Wednesday, 10 November 2010

BLASTED

     Sarah Kane has become something of a legend in contemporary British drama. Her first play, BLASTED Royal Court, 1995), was greeted with howls of derision from critics and shock and digust from many audience members. The legend was aided by her suicide at the age of twenty-nine after the composition of a play, 4:48 PSYCHOSIS, that is a kind of public suicide note. By the time of her death, there had been a critical reappraisal of her work and Kane was considered a major talent.
     I must say that my own initial reaction to her work after seeing the premiere of PHAEDRA'S LOVE was that she had an adolescent desire to shock, but little else. Lots of simulated masturbation and blow jobs, but at the time I didn't see the point. I was won over to some extent by 4:48 PSYCHOSIS, a haunting, poetic work as carefully composed as a piece of serious music. I had read BLASTED but never seen it until the current revival, directed by Sean Holmes, at the Lyric Hammersmith. Since visual imagery is as important to much of Kane's work as verbal imagery, seeing her work in the theater is necessary to make a real assessment. Yes, this is true of all plays, but, since many crucial moments in BLASTED are silent, it must be seen.
     The setting is at first realistic. We're in a nondescript hotel room in Leeds occupied by a middle-aged man with a gun in a shoulder holster. Is he a gangster or a policeman? At first he seems to be a journalist, but why then is he carrying a gun in relatively gunless England? We later find out he is an assasin for a government intelligence agency. The man is visited by a young woman with whom he has had a sexual relationsip. She has strange fits. At first the play echoes the work of Harold Pinter. There's a sense of menace under the dialogue and a Pinter-esque conflict between a macho man and a somewhat mysterious woman. The man seems scared of something outside the door.
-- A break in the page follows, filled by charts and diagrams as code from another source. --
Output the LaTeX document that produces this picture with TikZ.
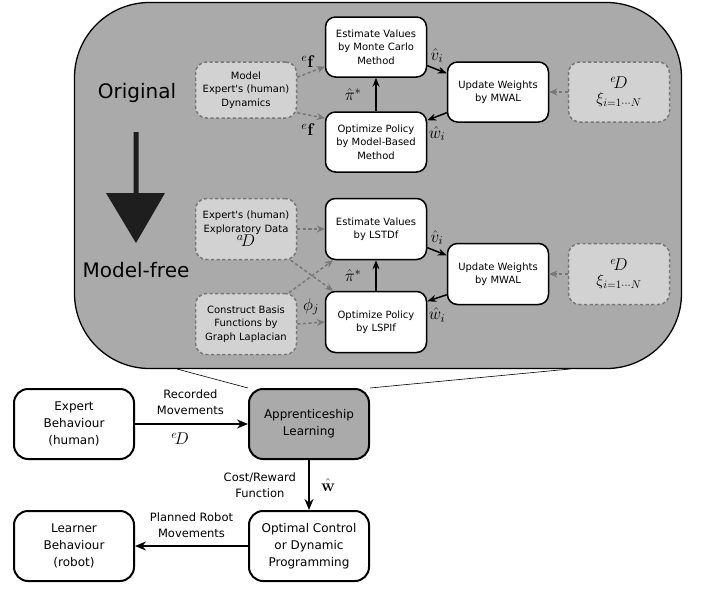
\RequirePackage{fix-cm}
\documentclass[tikz,border=0pt]{standalone}
\usepackage[no-math]{fontspec}
\setmainfont{DejaVu Sans}
\newfontfamily\plainq{DejaVu Sans}
\newcommand{\apos}{{\plainq'}}
\usepackage{amsmath,amssymb}
\usetikzlibrary{arrows.meta}
\pgfdeclarelayer{bg}
\pgfsetlayers{bg,main}
\definecolor{panelgray}{HTML}{AAAAAA}
\definecolor{dashfill}{HTML}{D2D2D2}
\definecolor{dashline}{HTML}{787878}
\definecolor{bigarrow}{HTML}{1E1E1E}
\begin{document}
\begin{tikzpicture}[x=1pt,y=-1pt,
  sbox/.style={draw=black, line width=1.5pt, fill=white, rounded corners=10pt,
    minimum width=101pt, minimum height=60pt, align=center, inner sep=1pt,
    font=\fontsize{10}{13.3}\selectfont},
  dbox/.style={draw=dashline, dash pattern=on 3.2pt off 2.4pt, line width=1.5pt,
    fill=dashfill, rounded corners=11pt, minimum width=101pt, minimum height=60pt,
    align=center, inner sep=1pt, font=\fontsize{10}{13.3}\selectfont},
  bbox/.style={draw=black, line width=2pt, fill=white, rounded corners=14pt,
    minimum width=120pt, minimum height=70pt, align=center,
    font=\fontsize{12}{17}\selectfont},
  arr/.style={-{Stealth[length=9pt,width=7pt]}, line width=1.5pt},
  barr/.style={-{Stealth[length=11pt,width=9pt]}, line width=2pt},
  darr/.style={-{Stealth[length=8pt,width=7pt]}, draw=dashline, line width=1.5pt,
    dash pattern=on 3.2pt off 2.4pt},
  elab/.style={font=\fontsize{11.5}{16}\selectfont, align=center, inner sep=0pt},
  mlab/.style={font=\fontsize{17}{19}\selectfont, inner sep=0pt},
  big/.style={font=\fontsize{20}{24}\selectfont, inner sep=0pt}
]
\useasboundingbox (0,0) rectangle (702,589);

% panel
\node[draw=black, line width=1.3pt, fill=panelgray, rounded corners=75pt,
  minimum width=607pt, minimum height=366pt, inner sep=0pt] (panel) at (378,185.5) {};

\node[big] (orig) at (137,93) {Original};
\node[big] (mfree) at (136,270) {Model-free};
\fill[bigarrow] (133.5,132) -- (138.5,132) -- (138.5,193) -- (165,193) -- (136,243)
  -- (106,193) -- (133.5,193) -- cycle;

% upper block
\node[sbox] (ev) at (376,47) {Estimate Values\\by Monte Carlo\\Method};
\node[sbox] (op) at (376,142) {Optimize Policy\\by Model-Based\\Method};
\node[dbox, minimum height=56pt] (md) at (246,90) {Model\\Expert\apos s (human)\\Dynamics};
\node[sbox] (uw) at (498,92) {Update Weights\\by MWAL};
\node[dbox] (ed) at (619,92) {\fontsize{17}{20}\selectfont $^{e}\!D$\\[2pt]
  \fontsize{16}{18}\selectfont $\xi_{i=1\cdots N}$};

\draw[darr] (md.14) -- (ev.201) node[pos=0.4, above=5pt, mlab] {$^{e}\mathbf{f}$};
\draw[darr] (md.336) -- (op.155) node[pos=0.4, below=8pt, mlab] {$^{e}\mathbf{f}$};
\draw[arr] (op.north) -- (ev.south) node[midway, left=14pt, mlab] {$\hat{\pi}^{*}$};
\draw[arr] (ev.340) -- (uw.160) node[pos=0.5, above=6pt, mlab] {$\hat{v}_{i}$};
\draw[arr] (uw.202) -- (op.23) node[pos=0.5, below=9pt, mlab] {$\hat{w}_{i}$};
\draw[darr] (ed.west) -- (uw.east);

% lower block
\node[sbox, minimum height=61pt] (lv) at (376,229) {Estimate Values\\by LSTDf};
\node[sbox, minimum height=61pt] (lp) at (376,322) {Optimize Policy\\by LSPIf};
\node[dbox, minimum height=61pt] (ex) at (246,229) {Expert\apos s (human)\\Exploratory Data\\
  \fontsize{17}{15}\selectfont $^{a}\!D$};
\node[dbox, minimum height=61pt] (cb) at (246,324) {Construct Basis\\Functions by\\Graph Laplacian};
\node[sbox, minimum height=61pt] (uw2) at (498,274) {Update Weights\\by MWAL};
\node[dbox, minimum height=61pt] (ed2) at (619,274) {\fontsize{17}{20}\selectfont $^{e}\!D$\\[2pt]
  \fontsize{16}{18}\selectfont $\xi_{i=1\cdots N}$};

\draw[darr] (ex.east) -- (lv.west);
\draw[darr] (ex.-35) -- (lp.144);
\draw[darr] (cb.36) -- (lv.216);
\draw[darr] (cb.east) -- (lp.west) node[pos=0.5, above=7pt, mlab] {$\phi_{j}$};
\draw[arr] (lp.north) -- (lv.south) node[midway, left=14pt, mlab] {$\hat{\pi}^{*}$};
\draw[arr] (lv.340) -- (uw2.160) node[pos=0.5, above=6pt, mlab] {$\hat{v}_{i}$};
\draw[arr] (uw2.202) -- (lp.22) node[pos=0.5, below=9pt, mlab] {$\hat{w}_{i}$};
\draw[darr] (ed2.west) -- (uw2.east);

% bottom diagram
\node[bbox] (eb) at (74,424) {Expert\\Behaviour\\(human)};
\node[bbox, fill=panelgray] (al) at (309,424) {Apprenticeship\\Learning};
\node[bbox] (lb) at (74,546) {Learner\\Behaviour\\(robot)};
\node[bbox] (oc) at (309,546) {Optimal Control\\or Dynamic\\Programming};

\coordinate (zl) at (177,369);
\coordinate (zr) at (570,369);
\begin{pgfonlayer}{bg}
\draw[line width=0.6pt] (zl) -- (al.north west);
\draw[line width=0.6pt] (zr) -- (al.north east);
\end{pgfonlayer}

\draw[barr] (eb.east) -- (al.west)
  node[pos=0.49, above=8pt, elab] {Recorded\\Movements}
  node[pos=0.4, below=8pt, mlab] {$^{e}\!D$};
\draw[barr] (al.south) -- (oc.north)
  node[midway, left=12pt, elab] {Cost/Reward\\Function}
  node[midway, right=11pt, mlab] {$\hat{\mathbf{w}}$};
\draw[barr] (oc.west) -- (lb.east)
  node[midway, above=7pt, elab] {Planned Robot\\Movements};
\end{tikzpicture}
\end{document}
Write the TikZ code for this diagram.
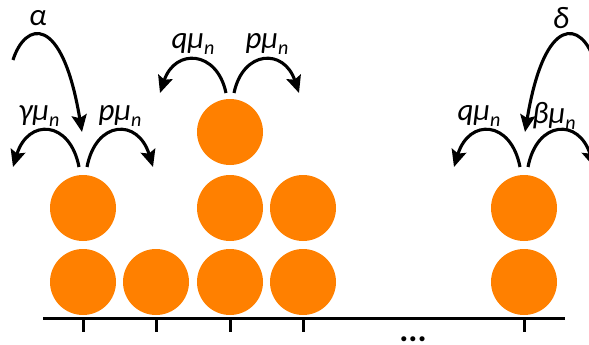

     In the second scene, the play becomes more violent, less rational, but the violence is at first limited to sexual violence between the two characters. The woman disappears and a soldier comes in. An explosion occurs and we are in the wreckage of the hotel. Only the bed is left. With war comes an apocalyptic sense of the end of civilization. We're in a horrifying combination of KING LEAR and a horror film. The soldier rapes the man and bites out his eyes. Later, the starving man eats part of the corpse of a baby before climbing into the baby's grave while waiting to die.
     Much has been written about the shocking moments in BLASTED, but they are no more shocking than KING LEAR or TITUS ANDRONICUS which certainly were in the back of Sarah Kane's mind when she wrote this. In 1995, the great fear of violence in England was from the IRA. I kept thinking of how more timely the play is now in our age of terrorism and seemingly endless wars. The odd beauty of BLASTED comes from the moments when violence and tenderness become strangely linked. The soldier rapes the man, but there's affection mixed with the brutality. The man sexually exploits the young woman, but also loves her. When the social order dissolves, all sorts of borders blur. The man longs for death but also will perform desperate acts to stay alive. The young woman wants to love, but there's no one left to receive her affection. At the end she seems the only person left.
      Kane had a real gift for theatrical poetry. She didn't have much of a sense of humor -- I thought about how her contemporary Martin McDonagh can make this kind of anarchic horror funny. Her models -- the works of Pinter, KING LEAR and TITUS ANDRONICUS -- have moments of humor to make the horror more palatable. Kane is relentless. Slowly, inexorably she leads us from a potentially violent scene into a nightmare. The last five minutes are a series of non-verbal snapshots of a man losing his sanity, his humanity and, finally his life.
      I can't imagine a better production of BLASTED than this one. Sean Holmes has paced the play to lead the audience slowly, inexorably into the nightmare. Danny Webb gives a virtuoso performance as the man, first a racist thug with glimmer of human feeling, then a passive victim, then something not quite human. Young Lydia Wilson almost matches him. Even in the relatively sane first scene, she convincingly alternates power and passivity; normalty, hysteria and cataonia. Aidan Kelly towers over the other actors and manages to be both terrifying and oddly tender.
     I remember a friend screaming after a Sarah Kane production: "Get me out of that person's head!!" One has to surrender to her vision. There is no doubt, that she had a great talent. To put it mildly, this is not the work of a happy camper, but I'm glad I experienced it.  
BLASTED by Sarah Kane. Directed by Sean Holmes. Lyric Hammersmith Theatre. November 10, 2010.